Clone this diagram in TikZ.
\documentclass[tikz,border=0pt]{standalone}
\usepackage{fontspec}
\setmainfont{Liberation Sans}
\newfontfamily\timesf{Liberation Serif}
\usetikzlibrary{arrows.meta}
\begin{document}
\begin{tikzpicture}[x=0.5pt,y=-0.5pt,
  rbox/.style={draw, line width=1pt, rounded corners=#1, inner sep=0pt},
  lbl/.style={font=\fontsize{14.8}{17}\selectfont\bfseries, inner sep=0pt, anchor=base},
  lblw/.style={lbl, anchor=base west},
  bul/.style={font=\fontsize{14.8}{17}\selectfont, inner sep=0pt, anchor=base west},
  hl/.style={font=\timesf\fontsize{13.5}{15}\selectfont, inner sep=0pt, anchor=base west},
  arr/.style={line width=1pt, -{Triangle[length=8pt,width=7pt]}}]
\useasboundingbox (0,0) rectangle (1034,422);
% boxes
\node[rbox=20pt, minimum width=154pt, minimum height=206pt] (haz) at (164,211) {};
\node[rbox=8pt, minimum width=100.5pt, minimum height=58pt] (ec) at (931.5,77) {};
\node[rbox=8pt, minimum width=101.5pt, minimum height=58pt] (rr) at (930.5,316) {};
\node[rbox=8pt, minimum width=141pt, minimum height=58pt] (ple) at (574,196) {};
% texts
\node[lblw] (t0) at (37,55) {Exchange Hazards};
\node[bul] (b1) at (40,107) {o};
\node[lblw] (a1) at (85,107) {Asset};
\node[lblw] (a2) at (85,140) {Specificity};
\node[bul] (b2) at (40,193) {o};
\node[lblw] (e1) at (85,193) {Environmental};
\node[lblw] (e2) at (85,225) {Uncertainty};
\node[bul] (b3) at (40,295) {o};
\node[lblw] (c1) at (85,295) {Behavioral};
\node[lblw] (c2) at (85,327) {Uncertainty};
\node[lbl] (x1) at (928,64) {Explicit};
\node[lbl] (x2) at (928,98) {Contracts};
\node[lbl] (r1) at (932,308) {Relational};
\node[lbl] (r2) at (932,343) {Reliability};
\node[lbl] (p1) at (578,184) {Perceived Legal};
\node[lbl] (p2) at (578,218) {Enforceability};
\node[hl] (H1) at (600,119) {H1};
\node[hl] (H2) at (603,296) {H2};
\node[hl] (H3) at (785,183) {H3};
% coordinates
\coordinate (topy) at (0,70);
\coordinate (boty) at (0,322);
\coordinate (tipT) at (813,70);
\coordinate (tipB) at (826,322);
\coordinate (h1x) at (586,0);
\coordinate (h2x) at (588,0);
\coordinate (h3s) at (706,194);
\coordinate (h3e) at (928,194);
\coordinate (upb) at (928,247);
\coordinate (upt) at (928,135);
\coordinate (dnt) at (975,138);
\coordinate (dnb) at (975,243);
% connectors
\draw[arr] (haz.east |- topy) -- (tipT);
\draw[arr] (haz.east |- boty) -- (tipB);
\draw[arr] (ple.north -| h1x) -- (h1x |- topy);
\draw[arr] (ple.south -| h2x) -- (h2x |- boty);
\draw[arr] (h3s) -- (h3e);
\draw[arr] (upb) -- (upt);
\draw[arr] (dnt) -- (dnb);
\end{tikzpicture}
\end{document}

### Problem details
Extract the full listing above without altering anything.

### The reply
Clone this diagram in TikZ.
\documentclass[tikz,border=0pt]{standalone}
\usepackage{fontspec}
\setmainfont{Liberation Sans}
\newfontfamily\timesf{Liberation Serif}
\usetikzlibrary{arrows.meta}
\begin{document}
\begin{tikzpicture}[x=0.5pt,y=-0.5pt,
  rbox/.style={draw, line width=1pt, rounded corners=#1, inner sep=0pt},
  lbl/.style={font=\fontsize{14.8}{17}\selectfont\bfseries, inner sep=0pt, anchor=base},
  lblw/.style={lbl, anchor=base west},
  bul/.style={font=\fontsize{14.8}{17}\selectfont, inner sep=0pt, anchor=base west},
  hl/.style={font=\timesf\fontsize{13.5}{15}\selectfont, inner sep=0pt, anchor=base west},
  arr/.style={line width=1pt, -{Triangle[length=8pt,width=7pt]}}]
\useasboundingbox (0,0) rectangle (1034,422);
% boxes
\node[rbox=20pt, minimum width=154pt, minimum height=206pt] (haz) at (164,211) {};
\node[rbox=8pt, minimum width=100.5pt, minimum height=58pt] (ec) at (931.5,77) {};
\node[rbox=8pt, minimum width=101.5pt, minimum height=58pt] (rr) at (930.5,316) {};
\node[rbox=8pt, minimum width=141pt, minimum height=58pt] (ple) at (574,196) {};
% texts
\node[lblw] (t0) at (37,55) {Exchange Hazards};
\node[bul] (b1) at (40,107) {o};
\node[lblw] (a1) at (85,107) {Asset};
\node[lblw] (a2) at (85,140) {Specificity};
\node[bul] (b2) at (40,193) {o};
\node[lblw] (e1) at (85,193) {Environmental};
\node[lblw] (e2) at (85,225) {Uncertainty};
\node[bul] (b3) at (40,295) {o};
\node[lblw] (c1) at (85,295) {Behavioral};
\node[lblw] (c2) at (85,327) {Uncertainty};
\node[lbl] (x1) at (928,64) {Explicit};
\node[lbl] (x2) at (928,98) {Contracts};
\node[lbl] (r1) at (932,308) {Relational};
\node[lbl] (r2) at (932,343) {Reliability};
\node[lbl] (p1) at (578,184) {Perceived Legal};
\node[lbl] (p2) at (578,218) {Enforceability};
\node[hl] (H1) at (600,119) {H1};
\node[hl] (H2) at (603,296) {H2};
\node[hl] (H3) at (785,183) {H3};
% coordinates
\coordinate (topy) at (0,70);
\coordinate (boty) at (0,322);
\coordinate (tipT) at (813,70);
\coordinate (tipB) at (826,322);
\coordinate (h1x) at (586,0);
\coordinate (h2x) at (588,0);
\coordinate (h3s) at (706,194);
\coordinate (h3e) at (928,194);
\coordinate (upb) at (928,247);
\coordinate (upt) at (928,135);
\coordinate (dnt) at (975,138);
\coordinate (dnb) at (975,243);
% connectors
\draw[arr] (haz.east |- topy) -- (tipT);
\draw[arr] (haz.east |- boty) -- (tipB);
\draw[arr] (ple.north -| h1x) -- (h1x |- topy);
\draw[arr] (ple.south -| h2x) -- (h2x |- boty);
\draw[arr] (h3s) -- (h3e);
\draw[arr] (upb) -- (upt);
\draw[arr] (dnt) -- (dnb);
\end{tikzpicture}
\end{document}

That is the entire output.